- _PROVIDED DATA_
-- begin --

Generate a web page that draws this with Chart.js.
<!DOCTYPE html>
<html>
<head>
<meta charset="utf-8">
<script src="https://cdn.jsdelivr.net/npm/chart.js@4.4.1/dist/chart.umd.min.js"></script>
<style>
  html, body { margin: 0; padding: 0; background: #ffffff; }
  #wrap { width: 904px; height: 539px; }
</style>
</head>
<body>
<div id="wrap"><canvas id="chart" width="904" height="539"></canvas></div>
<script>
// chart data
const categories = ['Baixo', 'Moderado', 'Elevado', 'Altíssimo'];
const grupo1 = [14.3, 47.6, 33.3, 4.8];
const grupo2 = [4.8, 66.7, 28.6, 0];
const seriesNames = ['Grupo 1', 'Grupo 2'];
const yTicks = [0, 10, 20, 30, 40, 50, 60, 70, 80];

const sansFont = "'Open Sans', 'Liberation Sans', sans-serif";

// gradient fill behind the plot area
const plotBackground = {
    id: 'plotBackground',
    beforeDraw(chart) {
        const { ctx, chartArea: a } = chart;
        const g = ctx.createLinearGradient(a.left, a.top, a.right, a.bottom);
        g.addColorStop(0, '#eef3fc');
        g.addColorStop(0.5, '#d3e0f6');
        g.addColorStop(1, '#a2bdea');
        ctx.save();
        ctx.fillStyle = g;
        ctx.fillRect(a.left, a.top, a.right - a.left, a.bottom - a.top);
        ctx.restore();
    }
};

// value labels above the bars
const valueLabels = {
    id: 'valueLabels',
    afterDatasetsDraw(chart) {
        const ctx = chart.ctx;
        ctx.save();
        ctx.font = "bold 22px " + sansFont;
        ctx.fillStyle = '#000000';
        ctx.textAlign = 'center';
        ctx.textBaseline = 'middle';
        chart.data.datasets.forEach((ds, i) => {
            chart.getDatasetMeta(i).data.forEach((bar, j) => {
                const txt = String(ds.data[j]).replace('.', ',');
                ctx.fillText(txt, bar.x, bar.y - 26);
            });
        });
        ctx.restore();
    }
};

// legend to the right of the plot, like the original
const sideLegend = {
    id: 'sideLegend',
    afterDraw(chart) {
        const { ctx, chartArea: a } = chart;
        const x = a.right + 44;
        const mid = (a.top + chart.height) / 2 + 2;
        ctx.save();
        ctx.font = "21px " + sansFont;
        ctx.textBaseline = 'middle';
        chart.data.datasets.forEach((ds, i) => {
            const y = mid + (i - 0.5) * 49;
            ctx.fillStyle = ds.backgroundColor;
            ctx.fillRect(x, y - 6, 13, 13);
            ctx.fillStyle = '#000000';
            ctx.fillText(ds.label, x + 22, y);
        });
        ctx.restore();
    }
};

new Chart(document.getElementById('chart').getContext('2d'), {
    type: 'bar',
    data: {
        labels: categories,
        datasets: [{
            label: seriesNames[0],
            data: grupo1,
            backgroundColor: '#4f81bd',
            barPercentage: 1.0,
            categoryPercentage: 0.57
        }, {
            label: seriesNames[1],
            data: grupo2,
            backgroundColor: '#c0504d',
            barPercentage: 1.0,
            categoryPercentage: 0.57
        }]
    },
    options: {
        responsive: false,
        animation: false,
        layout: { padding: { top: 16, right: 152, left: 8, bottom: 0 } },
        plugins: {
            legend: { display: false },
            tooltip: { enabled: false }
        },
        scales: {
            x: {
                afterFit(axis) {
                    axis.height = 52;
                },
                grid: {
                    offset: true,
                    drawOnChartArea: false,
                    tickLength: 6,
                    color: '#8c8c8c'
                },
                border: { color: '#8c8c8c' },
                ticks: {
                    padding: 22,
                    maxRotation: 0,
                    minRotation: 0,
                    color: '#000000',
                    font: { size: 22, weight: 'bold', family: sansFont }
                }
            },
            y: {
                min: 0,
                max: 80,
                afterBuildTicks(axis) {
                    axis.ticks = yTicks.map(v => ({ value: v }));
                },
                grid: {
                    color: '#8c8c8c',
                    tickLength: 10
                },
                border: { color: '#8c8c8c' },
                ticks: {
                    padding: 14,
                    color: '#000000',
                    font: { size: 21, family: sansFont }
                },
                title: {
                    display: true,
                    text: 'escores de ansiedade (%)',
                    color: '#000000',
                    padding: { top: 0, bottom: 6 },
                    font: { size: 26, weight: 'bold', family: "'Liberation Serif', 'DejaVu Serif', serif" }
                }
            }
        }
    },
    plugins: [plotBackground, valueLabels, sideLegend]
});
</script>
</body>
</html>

-- end --
-- begin --

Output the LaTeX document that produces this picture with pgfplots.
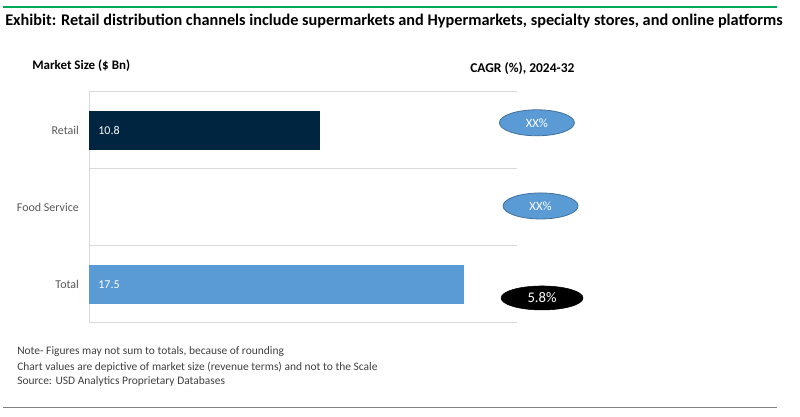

-- end --
-- begin --

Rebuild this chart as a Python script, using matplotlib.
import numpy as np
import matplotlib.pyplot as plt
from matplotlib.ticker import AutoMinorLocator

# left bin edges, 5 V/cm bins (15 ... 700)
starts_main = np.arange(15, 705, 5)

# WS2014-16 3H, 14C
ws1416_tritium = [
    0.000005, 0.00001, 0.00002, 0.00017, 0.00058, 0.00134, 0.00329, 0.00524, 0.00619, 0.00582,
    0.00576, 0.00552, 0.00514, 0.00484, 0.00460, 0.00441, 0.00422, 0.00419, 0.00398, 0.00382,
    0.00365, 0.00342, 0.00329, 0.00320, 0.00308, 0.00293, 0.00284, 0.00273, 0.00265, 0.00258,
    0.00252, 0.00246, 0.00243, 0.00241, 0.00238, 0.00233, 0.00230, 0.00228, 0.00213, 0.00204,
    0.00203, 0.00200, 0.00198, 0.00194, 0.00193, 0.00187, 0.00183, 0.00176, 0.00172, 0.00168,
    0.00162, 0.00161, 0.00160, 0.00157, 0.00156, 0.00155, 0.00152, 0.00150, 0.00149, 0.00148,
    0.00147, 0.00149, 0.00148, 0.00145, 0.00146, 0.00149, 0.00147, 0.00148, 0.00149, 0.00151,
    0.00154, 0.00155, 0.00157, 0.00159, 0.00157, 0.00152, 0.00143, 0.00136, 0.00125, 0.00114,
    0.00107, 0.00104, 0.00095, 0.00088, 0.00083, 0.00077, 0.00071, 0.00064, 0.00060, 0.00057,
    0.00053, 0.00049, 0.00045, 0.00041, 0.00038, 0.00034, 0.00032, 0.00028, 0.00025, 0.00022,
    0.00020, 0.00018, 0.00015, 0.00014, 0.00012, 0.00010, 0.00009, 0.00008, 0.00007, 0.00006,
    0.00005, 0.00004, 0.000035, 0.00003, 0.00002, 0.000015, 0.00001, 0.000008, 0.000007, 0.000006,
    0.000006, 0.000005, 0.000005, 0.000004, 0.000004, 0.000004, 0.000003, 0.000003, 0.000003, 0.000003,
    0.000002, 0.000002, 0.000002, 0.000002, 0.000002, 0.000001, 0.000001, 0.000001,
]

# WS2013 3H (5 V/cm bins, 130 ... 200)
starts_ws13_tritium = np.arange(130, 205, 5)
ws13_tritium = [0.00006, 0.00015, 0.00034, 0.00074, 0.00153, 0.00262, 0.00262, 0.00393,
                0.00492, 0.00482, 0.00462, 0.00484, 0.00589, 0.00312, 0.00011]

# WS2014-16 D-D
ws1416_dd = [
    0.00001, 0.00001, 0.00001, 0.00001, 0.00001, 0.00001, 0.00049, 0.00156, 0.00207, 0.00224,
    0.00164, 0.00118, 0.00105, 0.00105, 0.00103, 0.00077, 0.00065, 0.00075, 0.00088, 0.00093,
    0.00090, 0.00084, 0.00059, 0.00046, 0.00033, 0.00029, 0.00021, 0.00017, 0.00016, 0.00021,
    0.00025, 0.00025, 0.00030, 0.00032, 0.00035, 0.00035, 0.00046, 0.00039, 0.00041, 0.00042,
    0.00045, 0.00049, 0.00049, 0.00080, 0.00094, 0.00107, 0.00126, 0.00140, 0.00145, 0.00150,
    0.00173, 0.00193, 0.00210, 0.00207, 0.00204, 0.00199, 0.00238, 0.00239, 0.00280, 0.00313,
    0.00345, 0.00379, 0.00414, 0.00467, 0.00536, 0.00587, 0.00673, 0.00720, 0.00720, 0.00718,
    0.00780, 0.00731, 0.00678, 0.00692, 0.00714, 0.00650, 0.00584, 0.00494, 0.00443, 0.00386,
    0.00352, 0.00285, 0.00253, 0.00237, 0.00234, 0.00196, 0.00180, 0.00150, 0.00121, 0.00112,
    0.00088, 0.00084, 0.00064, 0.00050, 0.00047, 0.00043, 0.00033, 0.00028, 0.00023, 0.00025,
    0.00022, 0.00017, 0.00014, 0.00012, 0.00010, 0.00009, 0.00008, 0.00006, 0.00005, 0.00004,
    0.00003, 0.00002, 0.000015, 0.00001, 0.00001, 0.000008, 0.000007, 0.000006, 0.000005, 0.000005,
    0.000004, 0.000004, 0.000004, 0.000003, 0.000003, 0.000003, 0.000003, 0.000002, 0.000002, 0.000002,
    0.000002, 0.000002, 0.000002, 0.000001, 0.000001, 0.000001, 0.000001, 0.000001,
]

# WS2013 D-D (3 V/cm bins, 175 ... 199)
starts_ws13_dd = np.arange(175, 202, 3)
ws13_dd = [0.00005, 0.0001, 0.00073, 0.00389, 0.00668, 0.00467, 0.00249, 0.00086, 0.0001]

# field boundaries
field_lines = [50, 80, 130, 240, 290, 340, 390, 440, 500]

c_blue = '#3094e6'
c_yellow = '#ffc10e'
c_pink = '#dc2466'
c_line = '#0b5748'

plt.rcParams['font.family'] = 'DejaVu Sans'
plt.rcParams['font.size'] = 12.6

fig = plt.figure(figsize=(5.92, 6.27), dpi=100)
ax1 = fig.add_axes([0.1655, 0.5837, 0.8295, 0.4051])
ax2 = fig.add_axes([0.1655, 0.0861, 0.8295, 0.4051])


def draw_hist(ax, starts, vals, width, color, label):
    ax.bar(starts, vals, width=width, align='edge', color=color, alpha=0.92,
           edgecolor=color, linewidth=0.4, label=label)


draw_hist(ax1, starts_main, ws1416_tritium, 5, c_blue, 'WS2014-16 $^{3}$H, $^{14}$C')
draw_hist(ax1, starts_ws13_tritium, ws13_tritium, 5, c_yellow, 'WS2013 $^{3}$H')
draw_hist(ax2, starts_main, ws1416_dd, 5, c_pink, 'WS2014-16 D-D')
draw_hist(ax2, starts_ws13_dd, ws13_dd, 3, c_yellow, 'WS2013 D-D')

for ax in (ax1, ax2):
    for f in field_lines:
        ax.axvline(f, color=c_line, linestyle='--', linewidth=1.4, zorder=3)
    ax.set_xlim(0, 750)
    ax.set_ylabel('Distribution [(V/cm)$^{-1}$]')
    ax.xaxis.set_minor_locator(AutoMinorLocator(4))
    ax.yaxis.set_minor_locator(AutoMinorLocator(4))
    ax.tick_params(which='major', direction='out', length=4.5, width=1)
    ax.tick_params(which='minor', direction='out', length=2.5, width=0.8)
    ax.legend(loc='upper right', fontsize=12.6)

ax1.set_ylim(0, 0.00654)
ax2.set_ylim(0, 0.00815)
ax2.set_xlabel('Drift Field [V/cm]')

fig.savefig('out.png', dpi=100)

-- end --

- _GIVEN INSTRUCTION_
Reproduce verbatim only the segment of the listing bounded by the line containing "Rebuild this chart" and the line containing "0.00492, 0.00482, 0.00462, 0.00484, 0.00589, 0.00312, 0.00011]", with both boundary lines included.

- _THE REPLY_
Rebuild this chart as a Python script, using matplotlib.
import numpy as np
import matplotlib.pyplot as plt
from matplotlib.ticker import AutoMinorLocator

# left bin edges, 5 V/cm bins (15 ... 700)
starts_main = np.arange(15, 705, 5)

# WS2014-16 3H, 14C
ws1416_tritium = [
    0.000005, 0.00001, 0.00002, 0.00017, 0.00058, 0.00134, 0.00329, 0.00524, 0.00619, 0.00582,
    0.00576, 0.00552, 0.00514, 0.00484, 0.00460, 0.00441, 0.00422, 0.00419, 0.00398, 0.00382,
    0.00365, 0.00342, 0.00329, 0.00320, 0.00308, 0.00293, 0.00284, 0.00273, 0.00265, 0.00258,
    0.00252, 0.00246, 0.00243, 0.00241, 0.00238, 0.00233, 0.00230, 0.00228, 0.00213, 0.00204,
    0.00203, 0.00200, 0.00198, 0.00194, 0.00193, 0.00187, 0.00183, 0.00176, 0.00172, 0.00168,
    0.00162, 0.00161, 0.00160, 0.00157, 0.00156, 0.00155, 0.00152, 0.00150, 0.00149, 0.00148,
    0.00147, 0.00149, 0.00148, 0.00145, 0.00146, 0.00149, 0.00147, 0.00148, 0.00149, 0.00151,
    0.00154, 0.00155, 0.00157, 0.00159, 0.00157, 0.00152, 0.00143, 0.00136, 0.00125, 0.00114,
    0.00107, 0.00104, 0.00095, 0.00088, 0.00083, 0.00077, 0.00071, 0.00064, 0.00060, 0.00057,
    0.00053, 0.00049, 0.00045, 0.00041, 0.00038, 0.00034, 0.00032, 0.00028, 0.00025, 0.00022,
    0.00020, 0.00018, 0.00015, 0.00014, 0.00012, 0.00010, 0.00009, 0.00008, 0.00007, 0.00006,
    0.00005, 0.00004, 0.000035, 0.00003, 0.00002, 0.000015, 0.00001, 0.000008, 0.000007, 0.000006,
    0.000006, 0.000005, 0.000005, 0.000004, 0.000004, 0.000004, 0.000003, 0.000003, 0.000003, 0.000003,
    0.000002, 0.000002, 0.000002, 0.000002, 0.000002, 0.000001, 0.000001, 0.000001,
]

# WS2013 3H (5 V/cm bins, 130 ... 200)
starts_ws13_tritium = np.arange(130, 205, 5)
ws13_tritium = [0.00006, 0.00015, 0.00034, 0.00074, 0.00153, 0.00262, 0.00262, 0.00393,
                0.00492, 0.00482, 0.00462, 0.00484, 0.00589, 0.00312, 0.00011]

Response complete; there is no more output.